Todo empezó hace seis años, cuando Alejandro tenía tan sólo 18. Se había hecho amigo de un hombre veinte años mayor que él, un conocido de su novia. El tipo le trataba como a un igual y Alejandro se deslumbró: era su héroe, su modelo, lo admiraba. Hicieron un viaje a Málaga y el hombre le dio una tarjeta de monedero expedida a nombre de Alejandro. Dice el chico que confiaba tanto en su mentor que no sospechó que fuera falsificada. El tipo le mandó comprar bebidas alcohólicas en una tienda y eso hizo Alejandro, junto con un batido de chocolate para él, porque no bebe.

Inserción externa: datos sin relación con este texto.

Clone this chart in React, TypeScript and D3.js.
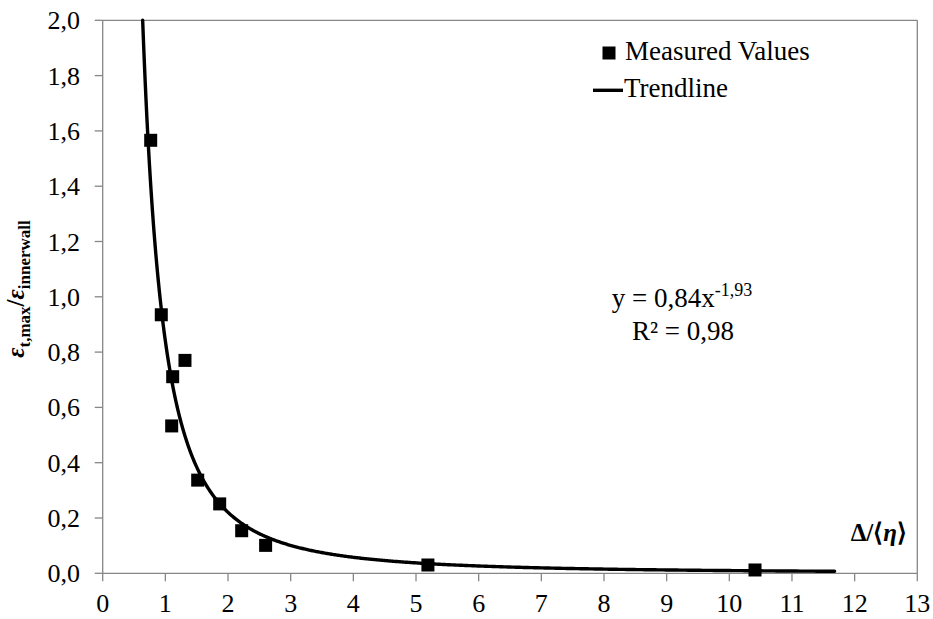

Todo costó 79,20 euros. Por esta compra le acusaron de pertenencia a banda organizada y estafa. Le condenaron a doce años, que luego la Audiencia redujo a seis. Ha estado en libertad provisional desde entonces, presentándose los días 1 y 15 de cada mes. Y ahora, seis años después, lo van a meter en la cárcel.

Podemos creernos o no lo de que Alejandro ignoraba el negocio de las tarjetas. Yo sí le creo, pero, aunque supiera más de lo que dice, los hechos innegables son que tenía 18 años y lo manejaban tipos peligrosos que le doblaban la edad; que carece de antecedentes penales y que está totalmente rehabilitado. Alejandro ha estado trabajando desde entonces y no ha vuelto a tener problemas con las leyes, “ni una multa de tráfico”. Ahora es camarero con puesto fijo en un bar (y su jefe lo apoya); tiene una casa con opción a compra y lleva cinco años viviendo con una mujer que depende económicamente de él. Alejandro pidió el indulto hace un año, pero esos procesos tardan y casi nunca prosperan. Ojalá se lo hayan concedido para cuando lean esto, pero no está claro. Y, si lo encierran ahora, lo perderá todo. Son demasiado frecuentes estos absurdos legales, estos encarcelamientos tardíos, extemporáneos. Seis años de prisión por un delito de 79,20 euros cometido a los 18, ¡en este país de tenaces ladrones millonarios que siguen campando a sus anchas tan felices! Es una situación escandalosa y discriminatoria que te hace perder la fe en la justicia.